Moral of the story: If a genius cannot function at a Pirate Party in the same way in which I am unable, then I’m doing alright.

5.07.2006

Whoa, Man! Dude’s packin’ a Rubber Chicken!

Who knew that amateur stand-up comedy was worth starting a gang-war? I certainly didn’t. And I love comedy. I work my butt off for the sake of comedy – and yet apparently, since I am not willing to “Throw down” in order to start a comedy-turf-war, I don’t care as much as other people.

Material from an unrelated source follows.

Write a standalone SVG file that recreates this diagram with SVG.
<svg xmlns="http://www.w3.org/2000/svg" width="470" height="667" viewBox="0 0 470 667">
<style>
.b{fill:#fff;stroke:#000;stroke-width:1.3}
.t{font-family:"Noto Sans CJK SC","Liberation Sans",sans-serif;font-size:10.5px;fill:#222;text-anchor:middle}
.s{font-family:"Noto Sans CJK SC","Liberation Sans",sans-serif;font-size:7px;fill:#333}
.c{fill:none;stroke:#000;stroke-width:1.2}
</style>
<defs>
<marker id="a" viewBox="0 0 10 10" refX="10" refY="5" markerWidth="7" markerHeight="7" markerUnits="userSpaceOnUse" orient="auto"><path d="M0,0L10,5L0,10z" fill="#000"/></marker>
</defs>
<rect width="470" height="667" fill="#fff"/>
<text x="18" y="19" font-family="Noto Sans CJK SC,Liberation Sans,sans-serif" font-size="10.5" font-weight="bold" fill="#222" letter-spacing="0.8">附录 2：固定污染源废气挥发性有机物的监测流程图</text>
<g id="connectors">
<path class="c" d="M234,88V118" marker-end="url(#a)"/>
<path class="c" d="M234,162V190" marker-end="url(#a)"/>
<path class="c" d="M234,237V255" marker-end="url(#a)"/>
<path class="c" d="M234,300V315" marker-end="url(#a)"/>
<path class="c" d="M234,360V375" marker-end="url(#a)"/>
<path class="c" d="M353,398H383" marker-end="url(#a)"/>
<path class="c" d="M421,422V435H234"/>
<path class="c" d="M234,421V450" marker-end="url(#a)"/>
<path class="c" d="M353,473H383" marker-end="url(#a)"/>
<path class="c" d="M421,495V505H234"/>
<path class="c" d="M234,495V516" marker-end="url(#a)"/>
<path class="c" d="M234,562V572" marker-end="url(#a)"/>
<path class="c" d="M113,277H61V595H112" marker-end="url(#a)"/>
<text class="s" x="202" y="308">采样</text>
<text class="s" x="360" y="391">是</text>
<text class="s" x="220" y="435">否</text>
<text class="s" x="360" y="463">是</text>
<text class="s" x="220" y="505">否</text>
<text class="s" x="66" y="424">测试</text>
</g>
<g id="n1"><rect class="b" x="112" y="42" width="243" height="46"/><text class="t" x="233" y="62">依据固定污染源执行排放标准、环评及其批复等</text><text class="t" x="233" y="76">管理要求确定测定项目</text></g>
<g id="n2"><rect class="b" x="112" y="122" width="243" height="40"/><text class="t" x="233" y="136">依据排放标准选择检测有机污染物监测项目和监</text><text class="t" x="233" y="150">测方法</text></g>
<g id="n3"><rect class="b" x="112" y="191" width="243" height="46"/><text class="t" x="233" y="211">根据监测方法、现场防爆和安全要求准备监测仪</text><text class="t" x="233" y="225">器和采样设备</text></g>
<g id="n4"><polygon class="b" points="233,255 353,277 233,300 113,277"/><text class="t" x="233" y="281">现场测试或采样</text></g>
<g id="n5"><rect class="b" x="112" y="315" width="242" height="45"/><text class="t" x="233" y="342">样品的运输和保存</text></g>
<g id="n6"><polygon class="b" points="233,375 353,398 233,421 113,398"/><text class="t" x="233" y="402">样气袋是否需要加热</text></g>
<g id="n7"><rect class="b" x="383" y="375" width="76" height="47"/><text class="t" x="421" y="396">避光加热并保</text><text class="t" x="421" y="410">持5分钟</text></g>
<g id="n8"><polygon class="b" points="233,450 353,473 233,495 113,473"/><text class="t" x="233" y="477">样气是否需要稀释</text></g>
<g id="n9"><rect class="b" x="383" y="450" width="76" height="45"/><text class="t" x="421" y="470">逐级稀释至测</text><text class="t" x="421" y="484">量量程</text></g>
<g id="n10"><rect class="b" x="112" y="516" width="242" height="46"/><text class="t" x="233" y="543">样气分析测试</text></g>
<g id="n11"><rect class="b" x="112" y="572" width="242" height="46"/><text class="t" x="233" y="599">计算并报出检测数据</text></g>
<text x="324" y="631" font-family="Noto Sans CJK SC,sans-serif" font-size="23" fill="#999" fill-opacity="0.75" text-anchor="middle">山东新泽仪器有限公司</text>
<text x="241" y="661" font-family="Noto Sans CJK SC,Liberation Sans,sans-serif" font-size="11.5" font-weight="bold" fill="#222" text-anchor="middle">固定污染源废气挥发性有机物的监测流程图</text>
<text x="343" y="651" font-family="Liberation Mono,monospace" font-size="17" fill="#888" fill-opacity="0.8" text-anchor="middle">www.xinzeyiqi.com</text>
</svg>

Last week’s open-mike night at the club turned into something out of an awful parody of 8 Mile when one of the last comedians for the night got on stage and starting laying down his mad, hatin’ jokes – making fun of the other the comedians of the night and the audience. Once off the stage he started calling out for one of the other comics that occasions our happy little ha-ha hut only to find that he wasn’t even there. The host then took the stage, or should I say soapbox and starts in with what I have come to call his “I Love Comedy” speech:

“I don’t know about you – but comedy means something to me. I do comedy for comedy-sake. I’ll do comedy for an empty house – I’ll do comedy for the empty chairs, for the air – for myself! That’s how much comedy means to me. You may think that comedy is something you do to make yourself feel important. That’s where you and I are different. I do it for the love.”*

At that point, a single comedy-shaped tear rolled down his face followed by a smattering of applause. (I’m assuming the applause was from the audience members not terrified/confused out of their minds by what was taking place before them.)

Truly disgusted by what we were witnessing, my joke-buddy, Liz and I made a beeline for the bar. While there, someone was able to explain the background behind the ensuing comedy battle taking place in the theater behind us. It seems that the new comedian (we’ll call him “Fighty”) was wanting to fight this other joke-smith (we’ll call him “Careless”) over a joke that Careless does in which he uses the N-word. Now, I went to an extremely liberally minded – hence quite politically correct – college, and I think that I have heard the questionable joke before. While I thought it not particularly funny, I did not notice it being particularly racist.

A few minutes later, the comedy was done, and the theater was emptying out. One of the comedians of whom Fighty made fun (we’ll call him “Yelly”) was talking to Liz and me when Fighty and his comedy posse stepped through the bewildered crowd leaving the club. As Fighty and co. headed towards the door, Yelly gives him a sassy “Goodbye.” Oh course Fighty turns around and starts threatening Yelly, which lasts only a few seconds before Fighty turns again to leave. Yelly again says something smart-alecky causing Fighty to once more turn and threaten. At this point, Liz gets panicked and jumps up to hide in the nearby hallway. I, however, sit stuck in the middle of this escalating comedy throw-down. Finally Fighty turns to seems to toss out his last cut-down – first sarcastically complimenting Yelly on his jacket then telling him “When I’m done with you, I’ll make that jacket fit tighter!”

Pause.

I sit hoping that Yelly will not say exactly what I know he wants to say.

Pause.

Yelly: “What does that even mean??”

More threats. More puffed up chests and ideal threats. And scene. Fighty out.


*This speech is totally paraphrased or rather the way that I remember it/want it to be remembered.